Union, excuse me ‘bargaining unit’ participation will be
more problematic as these organizations start to get members trained and
certified by various security standards setting organizations. I would also
suspect that excluded labor or
Companies for which I worked for that have been required to
conduct a process hazard analysis (PHA) on covered processes have always
included operators and shift supervisors in those reviews. I don’t recall a
single instance when any of these employees provided any great new safety
insight, but they were invaluable in providing reality checks on what the
current process actually was (as opposed to ‘as designed’) or on what could
reasonably be expected of an operator. I would expect that the same would be
true for SVA and SSP development.
Whistleblower
Provisions
Section 2105 of the bill provides a description of the
whistleblower requirements of the bill. They are quite simple and fairly
common. First the Secretary is given 180 days to set up a program where
employees and/or contractors can confidentially submit information to DHS about
“a violation of a requirement under this title” {§2105(a)(1)}. This will be one
of the easiest deadlines for DHS to meet since they already have a reporting
system in place on their Critical
Infrastructure: Chemical Security web page; the CFATS Tip Line (877-394-4347).
The Secretary is required to keep the name of the
whistleblower confidential {§2105(a)(2)}. Additionally, the owner/operator is
prohibited from discharging an employee (no such protections are provided for
contractors, an odd oversight) that submits a report. Nor may the
owner/operator “discriminate against an employee with respect to the compensation
provided to, or terms, conditions, or privileges of the employment of, the
employee because the employee (or an individual acting pursuant to a request of
the employee)” {§2105(a)(6)(A)}.
The whistleblower protections do not apply if the employee “knowingly
and willfully makes any false, fictitious, or fraudulent statement or
representation” {§2105(a)(6)(B)(i)}. This first part is prettily clearly a
protection against unfounded accusations. The second part of the protection
exception {§2105(a)(6)(B)(i)} is a bit more problematic because of one
word; “uses any false writing or
document knowing the writing or document contains any
[emphasis added] false, fictitious, or fraudulent statement or entry”. This
would seem to void the whistleblower protections if even one problem statement
occurred in a lengthy document.
The Secretary is not required to take any specific action
with regards to the tips provided beyond the basic mandate to ‘review and
consider’ the information. If action is taken against a facility under the
civil enforcement provisions of the bill (§2104; to be discussed in a future
post) based upon a whistleblower tip, the facility has 20 days to submit a
petition of review of that enforcement action.

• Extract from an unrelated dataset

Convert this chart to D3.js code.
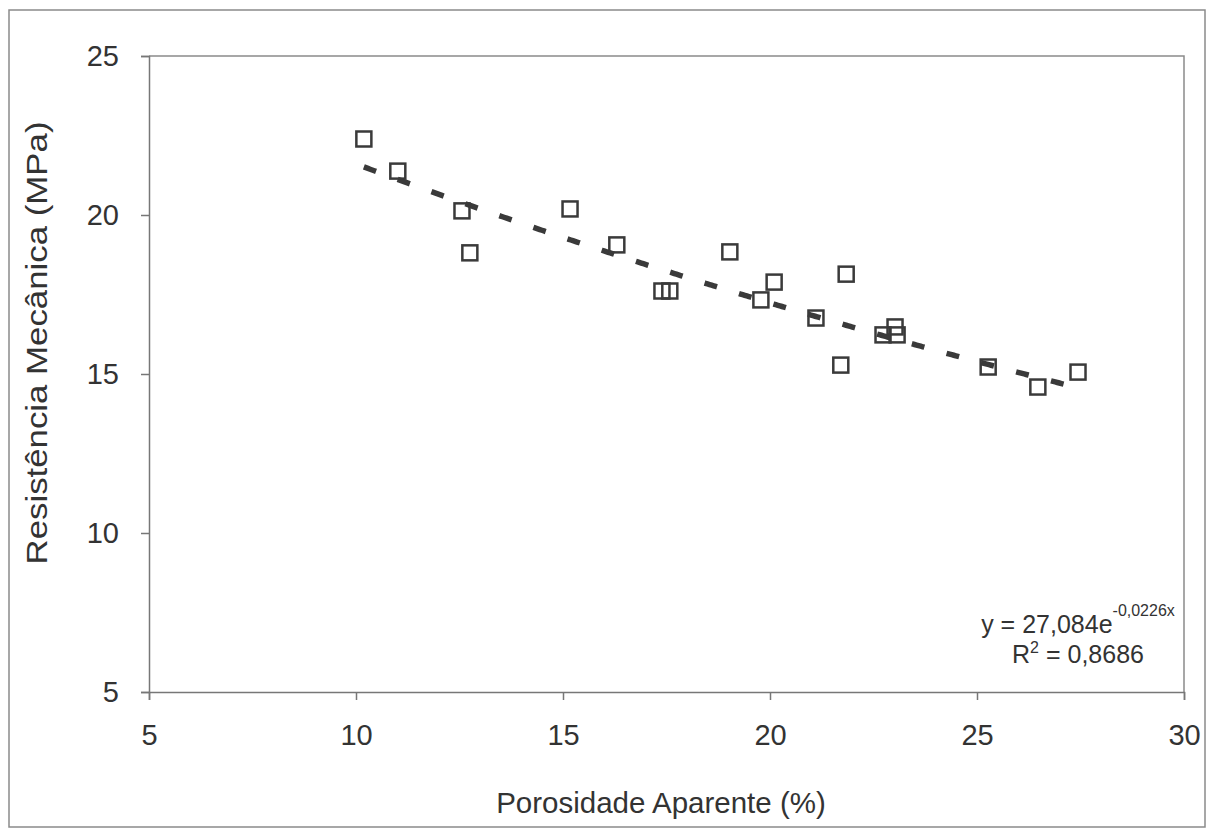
<!DOCTYPE html>
<html>
<head>
<meta charset="utf-8">
<script src="https://cdn.jsdelivr.net/npm/d3@7"></script>
<style>
  body { margin: 0; background: #fff; }
  svg text { font-family: Arial, "Liberation Sans", sans-serif; fill: #333; }
</style>
</head>
<body>
<svg width="1219" height="830"></svg>
<script>
// valores
const porosidade = [10.19, 11.01, 12.56, 12.75, 15.17, 16.30, 17.39, 17.58, 19.03, 19.78,
                    20.10, 21.11, 21.84, 21.71, 22.73, 23.02, 23.07, 25.27, 26.47, 27.44];
const resistencia = [22.39, 21.38, 20.13, 18.81, 20.19, 19.06, 17.61, 17.61, 18.84, 17.33,
                     17.89, 16.76, 18.14, 15.28, 16.23, 16.48, 16.23, 15.22, 14.59, 15.06];
const xTicks = [5, 10, 15, 20, 25, 30];
const yTicks = [5, 10, 15, 20, 25];
const trendCoef = [27.084, -0.0226]; // y = a * e^(b x)

const svg = d3.select('svg');

const data = porosidade.map((p, i) => ({x: p, y: resistencia[i]}));

const xScale = d3.scaleLinear().domain([5, 30]).range([149, 1184]);
const yScale = d3.scaleLinear().domain([5, 25]).range([692, 56]);

// moldura externa
svg.append('rect')
  .attr('x', 9).attr('y', 10)
  .attr('width', 1196).attr('height', 817)
  .attr('fill', 'none')
  .attr('stroke', '#8a8a8a')
  .attr('stroke-width', 1.5);

// borda da area de plotagem (topo e direita)
svg.append('path')
  .attr('d', `M${xScale(5)},${yScale(25)}H${xScale(30)}V${yScale(5)}`)
  .attr('fill', 'none')
  .attr('stroke', '#8a8a8a')
  .attr('stroke-width', 1.5);

const xAxis = svg.append('g')
  .attr('transform', `translate(0,${yScale(5)})`)
  .call(d3.axisBottom(xScale).tickValues(xTicks).tickSize(8).tickPadding(24));

const yAxis = svg.append('g')
  .attr('transform', `translate(${xScale(5)},0)`)
  .call(d3.axisLeft(yScale).tickValues(yTicks).tickSize(8).tickPadding(22));

[xAxis, yAxis].forEach(a => {
  a.select('.domain').attr('stroke', '#777').attr('stroke-width', 1.5);
  a.selectAll('.tick line').attr('stroke', '#777').attr('stroke-width', 1.5);
  a.selectAll('.tick text')
    .attr('font-size', 29)
    .attr('fill', '#333')
    .style('font-family', 'Arial, "Liberation Sans", sans-serif');
});
xAxis.selectAll('.tick text').attr('dy', '0.71em');

// linha de tendencia exponencial (equacao do grafico)
const [xmin, xmax] = d3.extent(porosidade);
const trend = d3.range(xmin, xmax, 0.05).concat([xmax])
  .map(x => ({x: x, y: trendCoef[0] * Math.exp(trendCoef[1] * x)}));

svg.append('path')
  .datum(trend)
  .attr('fill', 'none')
  .attr('stroke', '#3a3a3a')
  .attr('stroke-width', 5.5)
  .attr('stroke-dasharray', '13 23')
  .attr('d', d3.line().x(d => xScale(d.x)).y(d => yScale(d.y)));

// pontos
const s = 15;
svg.append('g').selectAll('rect').data(data)
  .enter().append('rect')
    .attr('x', d => xScale(d.x) - s / 2)
    .attr('y', d => yScale(d.y) - s / 2)
    .attr('width', s)
    .attr('height', s)
    .attr('fill', 'none')
    .attr('stroke', '#3a3a3a')
    .attr('stroke-width', 2.5);

// titulos dos eixos
svg.append('text')
  .attr('x', 661).attr('y', 813)
  .attr('text-anchor', 'middle')
  .attr('font-size', 29.5)
  .text('Porosidade Aparente (%)');

svg.append('text')
  .attr('transform', 'translate(47,343) rotate(-90)')
  .attr('text-anchor', 'middle')
  .attr('font-size', 30)
  .attr('textLength', 443)
  .attr('lengthAdjust', 'spacingAndGlyphs')
  .text('Resistência Mecânica (MPa)');

// equacao
const eq = svg.append('text')
  .attr('x', 1078).attr('y', 633)
  .attr('text-anchor', 'middle')
  .attr('font-size', 25);
eq.append('tspan').text('y = 27,084e');
eq.append('tspan').attr('font-size', 16).attr('dy', -17).text('-0,0226x');

const r2 = svg.append('text')
  .attr('x', 1078).attr('y', 663)
  .attr('text-anchor', 'middle')
  .attr('font-size', 25);
r2.append('tspan').text('R');
r2.append('tspan').attr('font-size', 16).attr('dy', -10).text('2');
r2.append('tspan').attr('dy', 10).text(' = 0,8686');
</script>
</body>
</html>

There is nothing specified in the bill as to what
information must be provided in that petition or what basis must be established
for the requested review; I expect that that will be addressed in the new
regulations. DHS must determine in writing that the violation continues to
exist (within 30 days of the submission of the petition) or the enforcement
action will cease {§2105(a)(5)(D)}.
Publicly Available
Information
Finally, it is important to note that DHS is required {§2105(a)(2)}
to treat all whistleblower tips (except publicly available information) as
protected information under the provisions of §2103 (also to be discussed at a
later date).
Actually, the ‘publicly available information’ provision
seems like it may be a bit of a problem for the Executive Branch. Anyone
familiar with the rules for handling of classified information knows that
classification protection requirements do not change if information becomes ‘publicly
available’ without going through the declassification process. For example,
people with security clearances are not supposed to discuss specific documents
or information disclosed by Mr. Snowden or even have copies of such ‘publicly
available’ documents in their possession.
There is a good reason for this as the public printing of a
purportedly classified document does not mean that it is a true copy of that
document or even that such a classified document actually exists. As long as
the government can continue to maintain the fiction that the document is not
real, the secret continues to be at least partially kept.